NavList:
A Community Devoted to the Preservation and Practice of Celestial Navigation and Other Methods of Traditional Wayfinding
Re: Lunars: Jupiter's BIG.
From: Herbert Prinz
Date: 2003 Dec 20, 16:57 -0500
From: Herbert Prinz
Date: 2003 Dec 20, 16:57 -0500
Fred, It would seem that you are applying the least square fit incorrectly. To apply it to the plot of distance versus time is to shoot with guns at sparrows. You can have this cheaper by averaging the time, averaging the distances, and then proceed as if the averaged values where the actual observation - just as you are suggesting. This is what was normally done, and what is feasible to the navigator without electronic tools. To use this technique does not prevent you from plotting the distances versus time to find outlyers. As long as you have the individual distances, that is, because from repeating instruments (such as the Borda circle), one does not get them.
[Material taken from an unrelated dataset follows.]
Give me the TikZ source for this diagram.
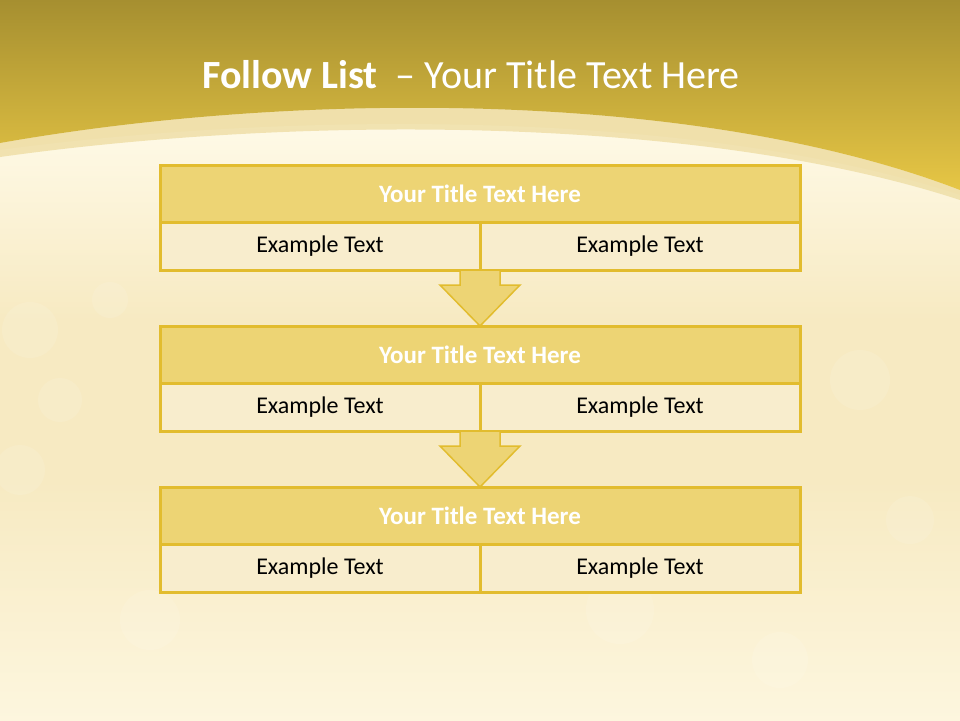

However, if you really must apply a least square fit to the given data, (and I could not argue with you if you claim that this is the only rigorous treatment of any set of more than 2 observations), the only correct method is to solve for the watch error for which the sum of the square of the distance residuals becomes a minimum. Besides from being correct, it has the additional benefit that you can combine observations to different objects, in particular observations on either side of the moon, which helps to cancel certain instrument and observation errors. It goes without saying that this has no practical value on the boat. But it could have been used this way in surveying, right before the telegraph was introduced. Herbert Prinz Fred Hebard wrote: > Interestingly, I usually plot the raw distance against the time of > observation and use the least squares fit to pick out a point for > reduction. > I think perhaps the old method of using the mean of the observations > would be better than using a line of best fit, although plotting the > data instantly tells one how good they are. Using the mean, the time > would have been out by 8 seconds, about 2 minutes of longitude.